I read Shamus Cooke's The Occupy Movement Needs a Good Fight with some interest, because it got me thinking about the arguments around having an agenda free movement.
Writers on the left and in the mainstream media opine that the right is looking to define the movement so it can ridicule, marginalize, or ignore it. However, it doesn't seem to me like the right needs much of a definition to leap to condescending suggestions based either on false premises or distortions. While still engaged on the one hand in a discussion of why it shouldn't adopt a specific agenda, on the other hand the left is busy trying to define what the agenda that it shouldn't have should be, if it had one.
As someone on the left who has felt powerless and alone for so many years, it seems natural to me to hear my fellow travellers complain that having an agenda will let the right define you. Like a much whipped dog, we flinch even before a hand is raised against us.
To me it seems that a better case for an agenda free movement can be made not of the negative observation that power will raise a sword to us — that's going to happen in any case. Ask Scott Olsen. No, a better case for keeping the movement clear of an agenda is that it strengthens the left's position in two important ways.
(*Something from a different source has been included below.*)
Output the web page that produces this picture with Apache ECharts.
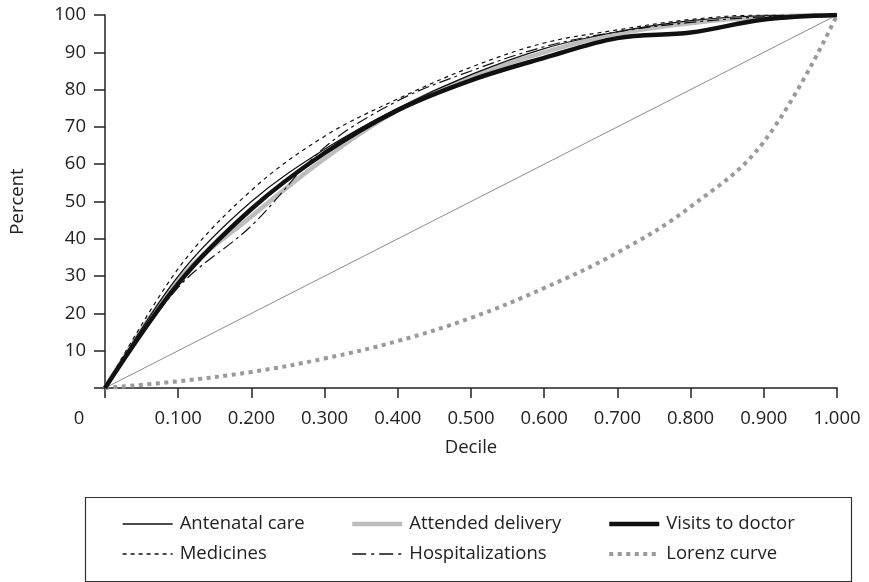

In the first place, it lets all of us feel and be a part of the movement — all of us who have had enough of constant war, media lies, corporate greed, and an officialdom that is not representative and never has been, a court system that's bought and paid for to the degree that they can say with a straight face that money is speech and corporations are people. OK, so some people want it to be more about indigenous people, or women, or gays and lesbians, or animals, or — in the case of the article I mentioned at the outset — labor unions. But as long as it's not about any of that it can be about all of it, and we can all belong to it.
Secondly, by not congealing too early into a fixed position, the movement has a real opportunity to serve as a beginning of a permanent democratic society (by which I mean a society where the word democracy hasn't taken an Orwellian wrong turn to mean exactly the opposite — capitalism). If Noam Chomsky were to read me, which I find pretty unlikely even if I did mention his name, I'd tell him thanks for all the good ideas I gleaned from one of his recent books, including the idea of having a permanent structure and shared, common ideas so we don't fragment into a bunch of scared little special interests. Having a bunch of isolated lefties twittering to each other is fine as far as it goes — having a place to have dinner with congenial friends and find out you're not alone is even better.